In retracing their roots, the sisters visited the Cape Coast Castle where British slavers traded some 12 million West Africans to slave buyers and owners in the Caribbean and Americas.
Emotional as the dungeon visits have proven to be making the likes of Steve Harvey weep, Angela Mathews after shedding tears and taking steps into the sea remarked: “I felt reunited with my ancestors. It was a wonderful feeling.”
For Lakeshia Ford who has been in Ghana for five years, she is comforted knowing in Ghana “there is no such thing as Black woman, I’m a woman period.”
She added that she doesn’t see color in the former Gold Coast because she is part of the majority, adding “that’s a privilege and a luxury.”

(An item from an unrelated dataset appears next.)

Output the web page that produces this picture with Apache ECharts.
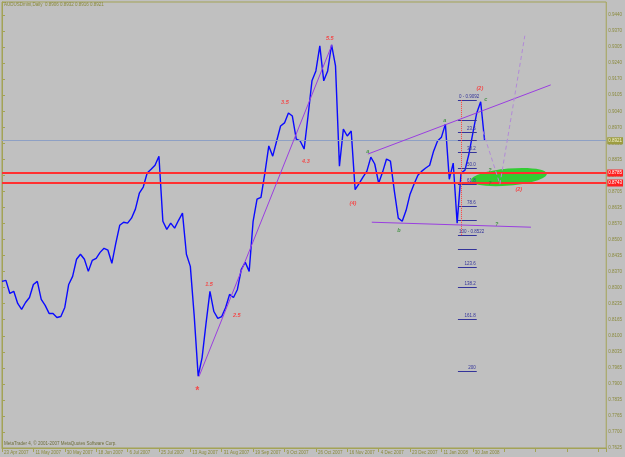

Ms. Ford moved to Ghana to start business.
“For any person in the diaspora, a trip needs to be made to the continent. There’s an undefined closure you didn’t even know you needed,” she submitted to the BBC.
Ghanaian authorities anticipate a 40% increase in the number of people visiting the country in the Year of Return – commemorating 400 years since the first documented enslaved Africans landed in the United States of America in 1619.
Already notable hotels and lodging facilities say they’ve been booked ahead of the festive season.
Angela Mathews wraps things up nicely when she says the current political climate in the U.S with Donald Trump as president makes it even more important to “know where you come from”, adding her trip has revealed that “I have a culture and belong to a people.”
A good number of African-Americans have decided to return for good, perhaps you too would love to enjoy the Ghanaian peace, warmth, favourable business climate while connecting with the land of your forebears.